Fratricide, parricide, régicide, déicide. L’homme a alourdi le dictionnaire de mots nouveaux au fur et à mesure qu’il a multiplié les homicides. Il a même été capable de tuer Dieu, le pire des sacrilèges. La crucifixion est d’ailleurs le sujet le plus traité dans l’art occidental. Nietzsche aurait-il raison ?
En outre, par le discours de la science criminelle balbutiante, la tendance au meurtre chez l’homme supposerait un héritage animal. Avec les travaux de Lavater, dès la seconde moitié du XVIIIe siècle, la théorie de l’atavisme fait son apparition. Les gènes de la bestialité ressurgiraient dans les traits physiques ou de caractère. Peut-on lire la méchanceté sur la figure d’un homme ? Oui, à l’époque. Le délit de sale gueule était né. Et avec lui, l’idée du criminel-né. Fort heureusement, la criminalistique a permis d’abandonner ces procès d’intention pour se consacrer à l’identification, la comparaison et la reconnaissance, contre la récidive.
Enfin, l’éternel débat sur la peine de mort ne manquera pas de marquer les esprits, tout au long de cette exposition. Et de rappeler, sous la plume de Gonzague Saint Bris, le combat de Victor Hugo, fervent abolitionniste : « Tout au long de sa vie, Victor Hugo n’a cessé de combattre avec ferveur cette barbarie contraire à toute notion d’humanité, dénonçant l’inefficacité du châtiment et contestant le principe d’exemplarité avancé par les partisans de la peine de mort. »

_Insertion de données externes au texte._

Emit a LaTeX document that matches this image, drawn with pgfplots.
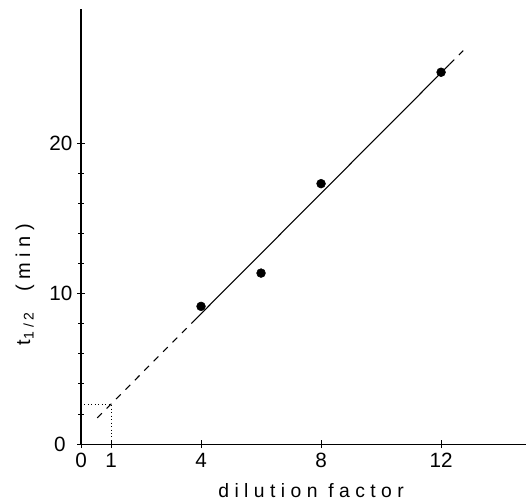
\documentclass[border=0pt]{standalone}
\usepackage{pgfplots}
\pgfplotsset{compat=1.18}
\usepackage{fontspec}
\setmainfont{Liberation Sans}
\newfontfamily\spaced[LetterSpace=28]{Liberation Sans}

\begin{document}
\begin{tikzpicture}
\begin{axis}[
  name=ax,
  scale only axis,
  width=333.7pt,
  height=326.3pt,
  xmin=0, xmax=14.83,
  ymin=0, ymax=28.9,
  axis lines=left,
  axis line style={-, line width=0.9pt},
  xtick={0,1,4,8,12},
  ytick={0,10,20},
  yticklabels={0\hspace*{5pt},10,20},
  minor ytick={2,4,6,8,12,14,16,18},
  tick align=center,
  major tick length=6pt,
  minor tick length=4pt,
  tick style={black, line width=0.7pt},
  tick label style={font=\fontsize{15.5}{17}\selectfont},
  /pgf/number format/assume math mode=true,
  xlabel={\spaced dilution factor},
  ylabel={\spaced t\textsubscript{1/2}\quad(min)},
  xlabel style={font=\fontsize{14.5}{16}\selectfont, at={(rel axis cs:0.517,-0.106)}, anchor=center},
  ylabel style={font=\fontsize{15}{16}\selectfont, at={(rel axis cs:-0.126,0.367)}, anchor=center},
  clip=false,
]
\addplot[only marks, mark=*, mark size=3.3pt] coordinates
  {(4,9.15) (6,11.36) (8,17.3) (12,24.7)};
\addplot[line width=0.8pt] coordinates {(3.69,8.04) (12.28,25.22)};
\addplot[line width=0.8pt, dash pattern=on 5pt off 5pt] coordinates {(0.54,1.74) (3.69,8.04)};
\addplot[line width=0.8pt, dash pattern=on 5pt off 5pt] coordinates {(12.28,25.22) (12.74,26.14)};
\addplot[line width=0.6pt, dotted] coordinates {(0,2.66) (1,2.66) (1,0)};
\end{axis}
\pgfresetboundingbox
\useasboundingbox ([shift={(-60.75pt,-44pt)}]ax.south west) rectangle ([shift={(0pt,6.75pt)}]ax.north east);
\end{tikzpicture}
\end{document}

Comme un écho à ces mots qui hantent l’humanité, aussi barbare dans ses crimes que dans ses châtiments, je revois cette peinture d’Emile Friant, La peine capitale, où un condamné à mort, vêtu de rouge, est conduit à l’échafaud, alors qu’un prêtre lui conjure de remettre son âme à Dieu. Ses bourreaux l’attendent. Tout autant que la foule. Sont-ce les mêmes ? Le point de vue choisi par le peintre nous place à l’arrière du cortège, comme si nous étions les prochains sur la liste à passer sous le fil du rasoir. Une perspective nous y attire irrémédiablement. Le décor est plongé dans la pâle lueur de l’aube. Je frissonne et pense à Lacenaire, le dandy criminel qui a inspiré Dostoïevski, pour son Crime et châtiment. Il fut guillotiné un lundi matin. Or, le mythe lui prête ce bon mot alors qu’il monte sur l’estrade : « voilà une semaine qui commence mal ».